# CHALLENGE
Please print the lines between the one with "Rebuild this chart" and the one with "from matplotlib.patches import Arc", both ends included, exactly as written, with no pictures.

[start MATERIAL PROVIDED]

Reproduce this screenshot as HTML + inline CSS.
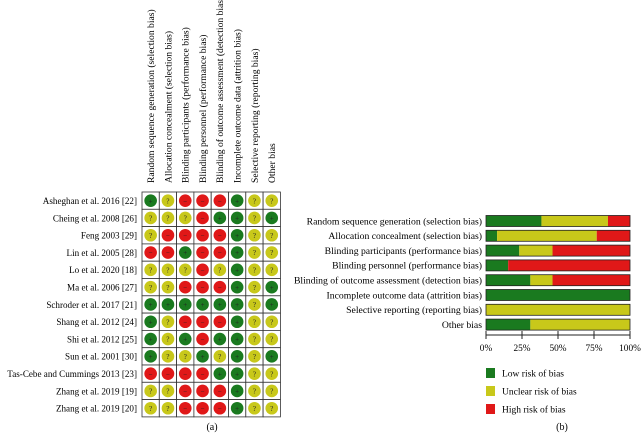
<!DOCTYPE html>
<html><head><meta charset="utf-8"><style>
body{margin:0;background:#fff;}
svg{display:block;font-family:"Liberation Serif",serif;}
</style></head><body>
<svg width="641" height="435" viewBox="0 0 641 435">
<g id="grid"></g>
<g id="bars"></g>
<text x="212" y="430" font-size="10" text-anchor="middle">(a)</text>
<text x="562" y="430" font-size="10" text-anchor="middle">(b)</text>
</svg>
<script>
const studies=["Asheghan et al. 2016 [22]","Cheing et al. 2008 [26]","Feng 2003 [29]","Lin et al. 2005 [28]","Lo et al. 2020 [18]","Ma et al. 2006 [27]","Schroder et al. 2017 [21]","Shang et al. 2012 [24]","Shi et al. 2012 [25]","Sun et al. 2001 [30]","Tas-Cebe and Cummings 2013 [23]","Zhang et al. 2019 [19]","Zhang et al. 2019 [20]"];
const domains=["Random sequence generation (selection bias)","Allocation concealment (selection bias)","Blinding participants (performance bias)","Blinding personnel (performance bias)","Blinding of outcome assessment (detection bias)","Incomplete outcome data (attrition bias)","Selective reporting (reporting bias)","Other bias"];
const judgements=["GYRRRGYY","YYYRGGYG","YRRRRGYY","RRGRRGYY","YYYRYGYY","YYRRRGYG","GGGGGGYG","GYRRRGYY","GYGRGGYY","GYYGYGYG","RRRRGGYY","YYRRRGYY","YYRRRGYY"];
const lowPct=[38.5,7.7,23.1,15.4,30.8,100,0,30.8];
const unclearPct=[46.2,69.2,23.1,0,15.4,0,100,69.2];
const highPct=[15.4,23.1,53.8,84.6,53.8,0,0,0];
const tickLabels=["0%","25%","50%","75%","100%"];
const tickVals=[0,25,50,75,100];
const legendLabels=["Low risk of bias","Unclear risk of bias","High risk of bias"];

const NS="http://www.w3.org/2000/svg";
const col={G:"#1a7a1f",Y:"#c8c81a",R:"#e01818"};
const sym={G:"+",Y:"?",R:"−"};
function mk(tag,attrs,parent){const e=document.createElementNS(NS,tag);for(const k in attrs)e.setAttribute(k,attrs[k]);parent.appendChild(e);return e;}
const grid=document.getElementById('grid');
const gx=142,gy=192,cw=17.3,rh=17.3;
const cx=i=>gx+cw*i+cw/2, cy=j=>gy+rh*j+rh/2;
domains.forEach((d,i)=>{
 const t=mk('text',{x:0,y:0,'font-size':9.6,transform:`translate(${cx(i)+3.3},183) rotate(-90)`},grid);
 
 
 t.textContent=d;
});
studies.forEach((s,j)=>{
 const t=mk('text',{x:137,y:cy(j)+3.3,'font-size':9.1,'text-anchor':'end'},grid);
 
 
 t.textContent=s;
 for(let i=0;i<domains.length;i++){
  const v=judgements[j][i];
  mk('rect',{x:gx+cw*i,y:gy+rh*j,width:cw,height:rh,fill:'#fff',stroke:'#333','stroke-width':0.8},grid);
  const c=mk('circle',{cx:cx(i),cy:cy(j),r:6.3,fill:col[v]},grid);
  
  
  const st=mk('text',{x:cx(i),y:cy(j)+2.6,'font-size':7,'text-anchor':'middle',fill:'#222'},grid);
  st.textContent=sym[v];
 }
});
const bars=document.getElementById('bars');
const x0=486,x1=630;
const xs=v=>x0+(x1-x0)*v/100;
const by=i=>221+14.8*i;
domains.forEach((d,i)=>{
 const t=mk('text',{x:482,y:by(i)+3.3,'font-size':9.7,'text-anchor':'end'},bars);
 
 
 t.textContent=d;
 let acc=0;
 [[lowPct[i],col.G],[unclearPct[i],col.Y],[highPct[i],col.R]].forEach(([v,c])=>{
  if(v>0){const r=mk('rect',{x:xs(acc),y:by(i)-5.5,width:xs(acc+v)-xs(acc),height:11,fill:c},bars);
   
   }
  acc+=v;
 });
 mk('rect',{x:x0,y:by(i)-5.5,width:x1-x0,height:11,fill:'none',stroke:'#222','stroke-width':0.8},bars);
});
mk('line',{x1:x0,x2:x1,y1:335,y2:335,stroke:'#222','stroke-width':1},bars);
tickVals.forEach((v,k)=>{
 mk('line',{x1:xs(v),x2:xs(v),y1:331,y2:339,stroke:'#222','stroke-width':1},bars);
 const t=mk('text',{x:xs(v),y:351,'font-size':9.3,'text-anchor':'middle'},bars);
 
 
 t.textContent=tickLabels[k];
});
[col.G,col.Y,col.R].forEach((c,k)=>{
 const y=373+18*k;
 mk('rect',{x:486,y:y-5,width:9,height:10,fill:c},bars);
 const t=mk('text',{x:502,y:y+3.5,'font-size':9.5},bars);
 
 
 t.textContent=legendLabels[k];
});
</script>
</body></html>
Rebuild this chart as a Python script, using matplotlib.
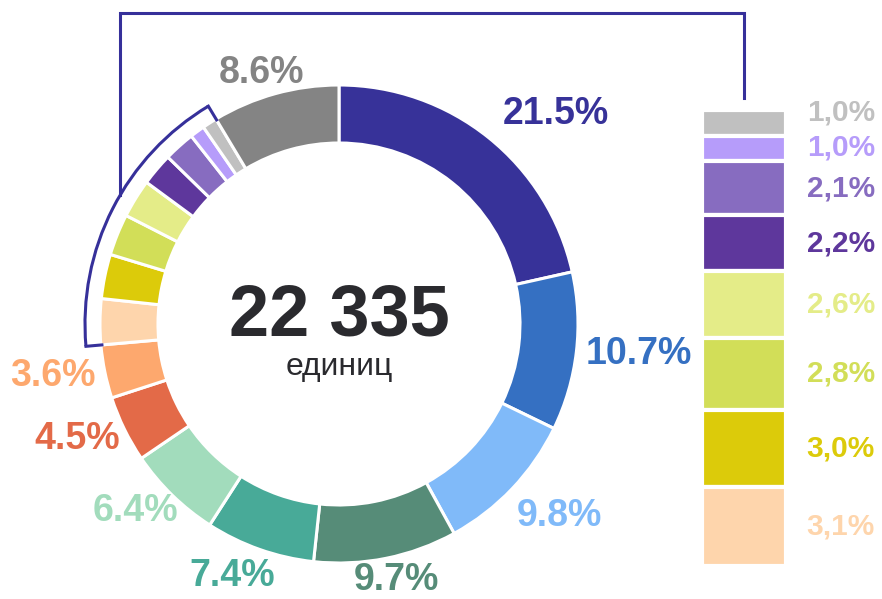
"""Кольцевая диаграмма долей с детализацией мелких сегментов."""

import matplotlib

matplotlib.use("Agg")

import matplotlib.pyplot as plt
import numpy as np
from matplotlib.patches import Arc

# --- данные ---
SHARES = [21.5, 10.7, 9.8, 9.7, 7.4, 6.4, 4.5, 3.6, 3.1, 3.0, 2.8, 2.6, 2.2, 2.1, 1.0, 1.0, 8.6]
COLORS = [
    "#373299", "#3570c2", "#80baf9", "#568c78", "#48aa98", "#a2dcbc",
    "#e36a48", "#fda86e", "#fed5ac", "#dccb0a", "#d2de58", "#e4ec88",
    "#5e379c", "#876cc0", "#b69cfa", "#c0c0c0", "#848484",
]
DETAIL = list(range(8, 16))  # мелкие сегменты, вынесенные в столбик справа
TOTAL_TEXT = "22 335"
UNIT_TEXT = "единиц"

# --- оформление ---
C_INK = "#2a2a2e"
C_LINE = "#36309a"
FONT = ["Liberation Sans", "DejaVu Sans"]
W, H = 882, 599
CX, CY = 339, 275          # центр кольца (пиксели, ось y вверх)
R_OUT, RING_W = 239, 58
R_BRACKET = 254
LINE_X, LINE_TOP = 120, 586
BAR_L, BAR_R, BAR_TOP, BAR_BOT = 702, 786, 489, 33
LABEL_GAP = 10
LABEL_NUDGE = [(28, 6), (0, 0), (9, -12), (0, 0), (-10, -6)] + [(0, 0)] * 12
BAR_LABEL_NUDGE = [10, 1, 0, 0, 0, 0, 0, 0]  # пиксели вверх, сверху вниз

fig = plt.figure(figsize=(W / 100, H / 100), dpi=100)
ax = fig.add_axes([0, 0, 1, 1])
ax.pie(
    SHARES,
    colors=COLORS,
    startangle=90,
    counterclock=False,
    radius=R_OUT,
    center=(CX, CY),
    wedgeprops=dict(width=RING_W, edgecolor="white", linewidth=2.2),
)
ax.set_xlim(0, W)
ax.set_ylim(0, H)
ax.set_aspect("equal")
ax.axis("off")

cum = np.concatenate([[0], np.cumsum(SHARES)])

# подписи вокруг кольца
renderer = fig.canvas.get_renderer()
for i, v in enumerate(SHARES):
    if i in DETAIL:
        continue
    mid = np.radians((cum[i] + v / 2) * 3.6)
    ux, uy = np.sin(mid), np.cos(mid)
    px, py = CX + (R_OUT + LABEL_GAP) * ux, CY + (R_OUT + LABEL_GAP) * uy
    t = ax.text(px, py, f"{v:.1f}%", ha="center", va="center", fontsize=27,
                fontweight="bold", color=COLORS[i], family=FONT)
    bb = t.get_window_extent(renderer)
    dx, dy = LABEL_NUDGE[i]
    t.set_position((px + ux * bb.width / 2 + dx, py + uy * bb.height * 0.33 + dy))

# центр
ax.text(CX, 263, TOTAL_TEXT, ha="center", va="baseline", fontsize=52,
        fontweight="bold", color=C_INK, family=FONT)
ax.text(CX, 224, UNIT_TEXT, ha="center", va="baseline", fontsize=23,
        color=C_INK, family=FONT)

# скобка вокруг мелких сегментов
a_start = cum[DETAIL[0]] * 3.6
a_end = cum[DETAIL[-1] + 1] * 3.6
ax.add_patch(Arc((CX, CY), 2 * R_BRACKET, 2 * R_BRACKET, theta1=90 - a_end,
                 theta2=90 - a_start, color=C_LINE, lw=2.2))
for a in (a_start, a_end):
    s, c = np.sin(np.radians(a)), np.cos(np.radians(a))
    ax.plot([CX + R_BRACKET * s, CX + (R_OUT - 1) * s],
            [CY + R_BRACKET * c, CY + (R_OUT - 1) * c], color=C_LINE, lw=2.2)

bar_cx = (BAR_L + BAR_R) / 2
y_arc = CY + np.sqrt(R_BRACKET ** 2 - (CX - LINE_X) ** 2)
ax.plot([LINE_X, LINE_X, bar_cx, bar_cx], [y_arc, LINE_TOP, LINE_TOP, BAR_TOP + 12],
        color=C_LINE, lw=2.2, solid_joinstyle="miter")

# столбик детализации
detail_vals = [SHARES[i] for i in DETAIL][::-1]
detail_cols = [COLORS[i] for i in DETAIL][::-1]
ax2 = fig.add_axes([BAR_L / W, BAR_BOT / H, (BAR_R - BAR_L) / W, (BAR_TOP - BAR_BOT) / H])
bottoms = np.concatenate([[0], np.cumsum(detail_vals)[:-1]])
ax2.bar(0, detail_vals, bottom=bottoms, width=1, color=detail_cols,
        edgecolor="white", linewidth=3)
ax2.set_xlim(-0.5, 0.5)
ax2.set_ylim(sum(detail_vals), 0)
ax2.axis("off")
px_per_unit = (BAR_TOP - BAR_BOT) / sum(detail_vals)
lab_x = (875 - BAR_L) / (BAR_R - BAR_L)
for v, b, col, nud in zip(detail_vals, bottoms, detail_cols, BAR_LABEL_NUDGE):
    ax2.text(lab_x, b + v / 2 - nud / px_per_unit, f"{v:.1f}%".replace(".", ","),
             transform=ax2.get_yaxis_transform(), ha="right", va="center",
             fontsize=21.5, fontweight="bold", color=col, family=FONT, clip_on=False)

fig.savefig("out.png", dpi=100, facecolor="white")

[end MATERIAL PROVIDED]

# ANSWER BELOW
Rebuild this chart as a Python script, using matplotlib.
"""Кольцевая диаграмма долей с детализацией мелких сегментов."""

import matplotlib

matplotlib.use("Agg")

import matplotlib.pyplot as plt
import numpy as np
from matplotlib.patches import Arc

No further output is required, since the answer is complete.